Thersites is a fascinating character. As a Greek slave, he occupies the lowest rung of the ladder in Trojan society, and yet he seems to given words of immense wisdom as he comments upon the various foibles and idiosyncracies of those characters who are placed way above him. Whilst his language is often rather ribald and abusive, he is the only character who can be said to be a moralist in this play, and seems to express the views of Shakespeare as he provides a somewhat sarcastic and bleak commentary on the character failings of those who, in society's eyes, at least, are above him. Note his famous comment in Act II scene 3, when he argues, based on the devolution of the love between the two title characters, that "all argument is a whore and a cuckold." Thersites is therefore used to point out the base and mean nature of the characters that we would expect to be moral exemplars.

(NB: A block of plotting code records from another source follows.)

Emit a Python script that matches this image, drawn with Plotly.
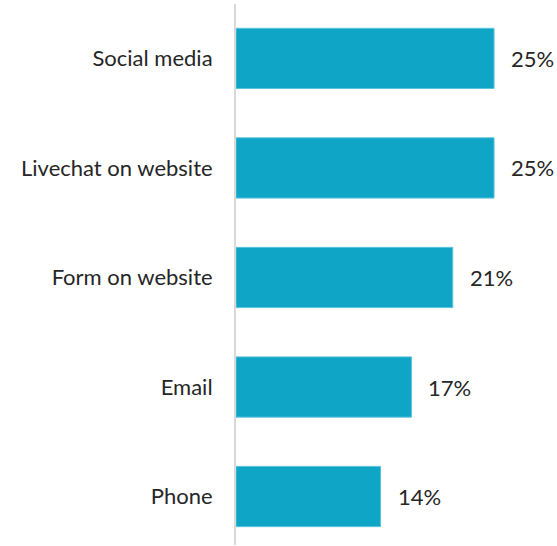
import plotly.graph_objects as go

# Preferred contact channels (share of respondents, %)
channels = ["Social media", "Livechat on website", "Form on website", "Email", "Phone"]
shares = [25, 25, 21, 17, 14]
share_labels = [f"{v}%" for v in shares]

BAR_COLOR = "#0ea5c7"
TEXT_COLOR = "#262626"
FONT = "Lato"
FONT_SIZE = 22

fig = go.Figure(
    go.Bar(
        x=shares,
        y=channels,
        orientation="h",
        width=0.55,
        marker=dict(color=BAR_COLOR, line=dict(color="#5cc3dc", width=1)),
        hoverinfo="skip",
    )
)

# value labels placed just right of each bar end
for ch, v, lab in zip(channels, shares, share_labels):
    fig.add_annotation(
        x=v,
        y=ch,
        text=lab,
        showarrow=False,
        xanchor="left",
        yanchor="middle",
        xshift=15,
        font=dict(family=FONT, size=FONT_SIZE, color=TEXT_COLOR),
    )

fig.update_layout(
    width=557,
    height=546,
    margin=dict(l=236, r=0, t=4, b=1),
    paper_bgcolor="white",
    plot_bgcolor="white",
    showlegend=False,
    font=dict(family=FONT, size=FONT_SIZE, color=TEXT_COLOR),
)

fig.update_xaxes(
    range=[0, 31.1],
    showgrid=False,
    zeroline=False,
    showticklabels=False,
    showline=False,
)

fig.update_yaxes(
    type="category",
    categoryorder="array",
    categoryarray=channels,
    range=[4.4425, -0.497],
    showgrid=False,
    zeroline=False,
    showline=True,
    linecolor="#d9d9d9",
    linewidth=2,
    ticks="",
    ticklabelstandoff=17,
    tickfont=dict(family=FONT, size=FONT_SIZE, color=TEXT_COLOR),
)

fig.write_html("out.html")
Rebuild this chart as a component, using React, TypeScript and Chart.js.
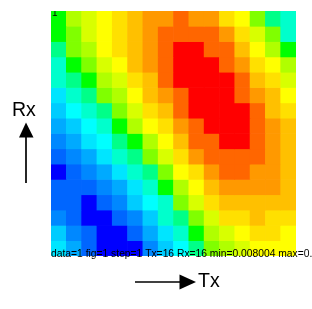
import React, { useEffect, useRef } from "react";
import { Chart, registerables } from "chart.js";

Chart.register(...registerables);

// Tx columns (1..16)
const txLabels = ["1","2","3","4","5","6","7","8","9","10","11","12","13","14","15","16"];

// discrete jet palette (level 0 = min, level 18 = max)
const palette = [
  "#0000FF", "#0066FF", "#0088FF", "#00AAFF", "#00CCFF", "#00E5FF", "#00FFFF",
  "#00FFCC", "#00FF88", "#00FF00", "#80FF00", "#B0FF00", "#D8FF00", "#FFFF00",
  "#FFE000", "#FFC000", "#FF9900", "#FF6600", "#FF0000",
];

// Rx rows, top to bottom; each value is a colour level
const rx16 = [9, 11, 12, 13, 14, 15, 16, 16, 17, 16, 16, 14, 13, 10, 8, 7];
const rx15 = [9, 10, 12, 13, 14, 15, 16, 17, 17, 17, 17, 16, 14, 12, 10, 7];
const rx14 = [8, 10, 11, 13, 14, 15, 16, 17, 18, 18, 17, 17, 15, 13, 11, 9];
const rx13 = [7, 9, 10, 12, 13, 15, 16, 17, 18, 18, 18, 17, 16, 14, 13, 11];
const rx12 = [7, 8, 9, 11, 12, 14, 15, 17, 18, 18, 18, 18, 17, 15, 14, 12];
const rx11 = [5, 7, 8, 10, 11, 13, 15, 16, 17, 18, 18, 18, 17, 16, 15, 13];
const rx10 = [4, 6, 7, 8, 10, 12, 14, 15, 17, 18, 18, 18, 18, 17, 15, 14];
const rx9 = [3, 4, 6, 7, 9, 11, 13, 14, 16, 17, 18, 18, 18, 17, 16, 15];
const rx8 = [2, 3, 5, 6, 8, 9, 11, 13, 15, 17, 17, 18, 18, 17, 16, 15];
const rx7 = [1, 2, 3, 5, 7, 8, 10, 12, 14, 16, 17, 17, 17, 17, 16, 15];
const rx6 = [0, 1, 2, 3, 5, 7, 8, 10, 13, 14, 16, 17, 17, 16, 16, 15];
const rx5 = [1, 1, 1, 2, 3, 5, 7, 9, 11, 13, 15, 16, 16, 16, 16, 15];
const rx4 = [1, 1, 0, 1, 2, 4, 6, 7, 10, 12, 14, 15, 15, 15, 15, 15];
const rx3 = [2, 1, 0, 0, 1, 2, 4, 7, 8, 10, 12, 14, 14, 15, 14, 14];
const rx2 = [4, 2, 1, 0, 0, 1, 3, 5, 7, 9, 11, 12, 13, 14, 14, 13];
const rx1 = [5, 3, 1, 0, 0, 0, 2, 4, 6, 8, 10, 11, 12, 13, 13, 13];

const rows = [rx16, rx15, rx14, rx13, rx12, rx11, rx10, rx9, rx8, rx7, rx6, rx5, rx4, rx3, rx2, rx1];

const infoText = "data=1 fig=1 step=1 Tx=16 Rx=16 min=0.008004 max=0.";
const cornerText = "1";

const overlay = {
  id: "overlay",
  afterDraw(chart: any) {
    const ctx = chart.ctx;
    const a = chart.chartArea;
    ctx.save();
    // corner label, clipped to image
    ctx.save();
    ctx.beginPath();
    ctx.rect(a.left, a.top, a.right - a.left, a.bottom - a.top);
    ctx.clip();
    ctx.fillStyle = "#000";
    ctx.font = '10px "Liberation Sans", Arial, sans-serif';
    ctx.textBaseline = "alphabetic";
    ctx.fillText(cornerText, a.left + 1, a.top + 5);
    ctx.restore();

    ctx.fillStyle = "#000";
    ctx.font = '10.3px "Liberation Sans", Arial, sans-serif';
    ctx.textBaseline = "alphabetic";
    ctx.fillText(infoText, a.left, a.bottom + 1);

    // Rx label + up arrow
    ctx.font = '19.5px "Liberation Sans", Arial, sans-serif';
    ctx.fillText("Rx", 12, 116);
    ctx.strokeStyle = "#000";
    ctx.lineWidth = 1.7;
    ctx.beginPath();
    ctx.moveTo(26, 183);
    ctx.lineTo(26, 136);
    ctx.stroke();
    ctx.beginPath();
    ctx.moveTo(26, 122.5);
    ctx.lineTo(19, 137.5);
    ctx.lineTo(33.5, 137.5);
    ctx.closePath();
    ctx.fill();

    // Tx label + right arrow
    ctx.fillText("Tx", 198, 287);
    ctx.beginPath();
    ctx.moveTo(135, 282);
    ctx.lineTo(181, 282);
    ctx.stroke();
    ctx.beginPath();
    ctx.moveTo(196, 282);
    ctx.lineTo(179.5, 274.5);
    ctx.lineTo(179.5, 289.5);
    ctx.closePath();
    ctx.fill();
    ctx.restore();
  },
};

export default function App() {
  const ref = useRef<HTMLCanvasElement | null>(null);
  useEffect(() => {
    if (!ref.current) return;
    const datasets = rows.map((row, i) => ({
      label: "Rx" + (16 - i),
      data: row.map(() => 1),
      backgroundColor: row.map((v) => palette[v]),
      borderWidth: 0,
      barPercentage: 1,
      categoryPercentage: 1,
      stack: "grid",
    }));
    const chart = new Chart(ref.current, {
      type: "bar",
      data: { labels: txLabels, datasets },
      options: {
        responsive: false,
        animation: false,
        events: [],
        layout: { padding: { left: 51, top: 11, right: 16, bottom: 53 } },
        plugins: { legend: { display: false }, tooltip: { enabled: false } },
        scales: {
          x: { display: false, stacked: true },
          y: { display: false, stacked: true, min: 0, max: 16, reverse: true },
        },
      },
      plugins: [overlay],
    });
    return () => chart.destroy();
  }, []);
  return (
    <div style={{ position: "fixed", left: 0, top: 0, width: 312, height: 309, background: "#fff" }}>
      <canvas ref={ref} width={312} height={309} style={{ width: 312, height: 309, display: "block" }} />
    </div>
  );
}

Aaron, on the other hand, seems to be a massive bundle of contradictions. Whilst he seems to be the embodiment of evil, playing the role of villain with great gusto and deliberately perpetrating terrible events in this play, at the same time he is an incredibly engaging character that draws the audience in to his confidence through his soliloquies. Whilst his evil deeds are clear, at the same time we are prevented from regarding him as simply a monster through the humanity that he evinces in his love of his son. Note how he is swift to discard Tamora and his role as her lover with the various rights and privileges that this gives him to seek his child's safety. In the same way, he is willing to reveal the many wrongs committed against the family of Titus Andronicus in exchange for the life of his son. Every time we are tempted to consider him as a character consumed completely by evil, such instances remind us of his humanity.
Perhaps the central similarity between these two characters therefore lies in the way that both defy our expectations. Thersites is a character who shows himself to be more noble than the lords of Athens and Sparta, whilst Aaron seems to delight in vexing our ability to make a judgement on his character.